In 2008, McDonnell made himself available for Ireland's 2008 Rugby League World Cup campaign. Although named in the Ireland training squad for the World Cup, he was forced to withdraw through injury.

===Newcastle Knights===
On 7 May 2009, McDonnell joined the Newcastle Knights mid-season for the remainder of the year, after being released from his Tigers contract.

At the conclusion of the 2011 NRL season, McDonnell joined Hull KR in the English Super League.

===Hull Kingston Rovers===
At the beginning of 2012, McDonnell joined Hull Kingston Rovers in the Super League on a 1-year contract, following his former Knights assistant coach Craig Sandercock.

In June 2012, McDonnell played for the Exiles.

===Hull F.C.===
On 26 October 2012, McDonnell signed a 2-year contract with Hull KR's cross city rival team in Hull FC, starting in 2013. In his first year at the club, he helped the team to the 2013 Challenge Cup Final against the Wigan Warriors where they were defeated 16–0.

===St Helens===
On 3 July 2014, McDonnell joined St Helens mid-season for the remainder of the year, after resigning from his Hull F.C. contract.

In October and November 2014, McDonnell played for Ireland in the 2014 European Cup. He scored two tries on début as Ireland beat France 22–12 in their European Cup opener.

On 5 January 2015, McDonnell signed a train and trial contract to return to his first club Wests Tigers, in the hope of impressing for a second-tier contract.

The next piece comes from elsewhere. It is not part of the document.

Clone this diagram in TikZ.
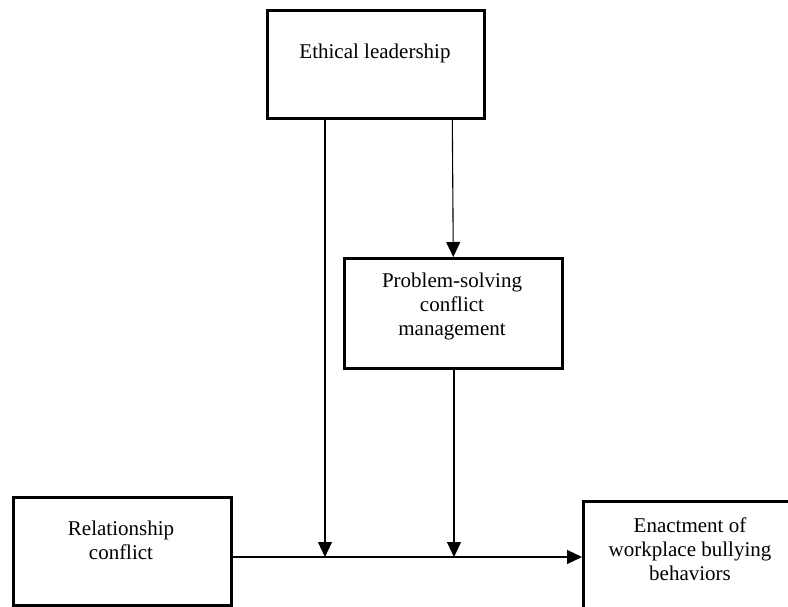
\documentclass[tikz,border=0pt]{standalone}
\usepackage{fontspec}
\setmainfont{Liberation Serif}
\usetikzlibrary{arrows.meta}
\begin{document}
\begin{tikzpicture}[x=1pt,y=-1pt,
  varbox/.style={draw=black, line width=2.6pt, rectangle, inner sep=0pt, anchor=north west},
  lbl/.style={align=center, font=\fontsize{21}{24}\selectfont, inner sep=0pt},
  link/.style={line width=1.1pt, -{Triangle[length=15pt,width=14pt]}}]
  \useasboundingbox (0,0) rectangle (788,606);
  % variable boxes
  \node[varbox, minimum width=217pt, minimum height=108pt] (eth) at (266,9) {};
  \node[varbox, minimum width=218pt, minimum height=110pt] (psc) at (343,257) {};
  \node[varbox, minimum width=218pt, minimum height=108pt] (rel) at (12,496) {};
  \node[varbox, minimum width=220pt, minimum height=130pt] (enb) at (582,500) {};
  % box captions
  \node[lbl] (ethtxt) at (375,53) {Ethical leadership};
  \node[lbl] (psctxt) at (452,306) {Problem-solving\\conflict\\management};
  \node[lbl] (reltxt) at (121,540) {Relationship\\conflict};
  \node[lbl] (enbtxt) at (690,549) {Enactment of\\workplace bullying\\behaviors};
  % points on the main path where the moderating arrows land
  \coordinate (m1) at (325,557);
  \coordinate (m2) at (454,557);
  % main effect
  \draw[link] (rel.east |- m1) -- (enb.west |- m1);
  % ethical leadership paths
  \draw[link] (eth.south -| m1) -- (m1);
  \draw[link] (eth.south -| psc.north) ++(-1,0) -- (psc.north);
  % conflict management moderating path
  \draw[link] (psc.south -| m2) -- (m2);
\end{tikzpicture}
\end{document}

On 30 April 2015, McDonnell rejoined St Helens effective immediately on a 2-year contract.

In 2016, he was called up to the Ireland squad for the 2017 Rugby League World Cup European Pool B qualifiers.

===Camden Rams===
McDonnell played for the Camden Rams in 2017.

In October 2017, Shannon was called up to the Ireland squad for the 2017 Rugby League World Cup.